Call it overconfidence, call it what you will, but the Celtics started to miss shots at an alarming rate in those final 10 minutes, including three ugly ones from Bradley. C's fans have always longed for Bradley to trust his shot a bit more, but on this particular afternoon, he fell into the trap of trusting it too much. He started launching questionable shots - they were outside his range, or they were over the top of a bigger player.
Then again, you can't put this loss on Bradley. The rest of the team wasn't stepping up to help him.
"Right now, we're not understanding the game," Gerald Wallace lamented postgame. "We're getting too comfortable with our shots falling.
"For anybody, when you're making shots, the game gets a lot easier. It's a lot funner. Things go a lot better. But when you're not making shots, it's tough. When you continue to shoot those shots and they're not falling, it puts a lot of pressure on your defense. I think that's what we've done late in a lot of the games that we've lost. We're forcing shots, and they're not falling."
Bradley's relentless attacking was a welcome sight to see, while it lasted. And in the final box score, it sure looked pretty - he finished 12-for-18, including 2-for-3 from long range, for 26 points, two shy of his career high. For a guy whose main role today was to contain the relentless John Wall, the massive offensive output was a welcome throw-in.
"I just think he had a good roll about him," coach Brad Stevens said. "He was playing with a group that isn't known necessarily known individually for scoring the ball, so once he got going, we made a decision to go to him as much as possible. He did a great job with it."
The downside, of course, was that Bradley's hot streak led to complacency across the board. Bradley's teammates turned their motors off when they realized the young guard was carrying them, and Bradley just kept chucking because he felt so bulletproof.
When the shots stopped going in, everything crumbled for Boston.
"Don't wait for the shots to start falling to play the right way," Stevens said. "We got our energy off of making shots these last two games. We need to get our energy off of making stops. Once we do that, that cures a lot of the ills that we're talking about in the last three quarters."

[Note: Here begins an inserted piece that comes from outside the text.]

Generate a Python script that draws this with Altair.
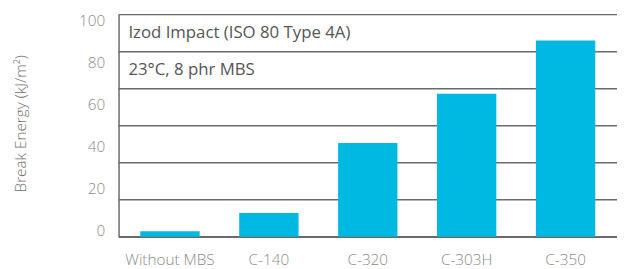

Added Crawford: "We just have to stay focused. We're not staying focused for the full 48 minutes. We've got to do a better job of that. That's the difference between good teams and great teams. They know how to step on the pedal. That's what we've got to do."
And with that, the Celtics got on a plane to Indiana. Speaking of great teams.
Before the Christmas break, the C's face a tough test in the East-leading Pacers. Maybe tomorrow, they can discover firsthand what great teams do to maintain 48 minutes of effort.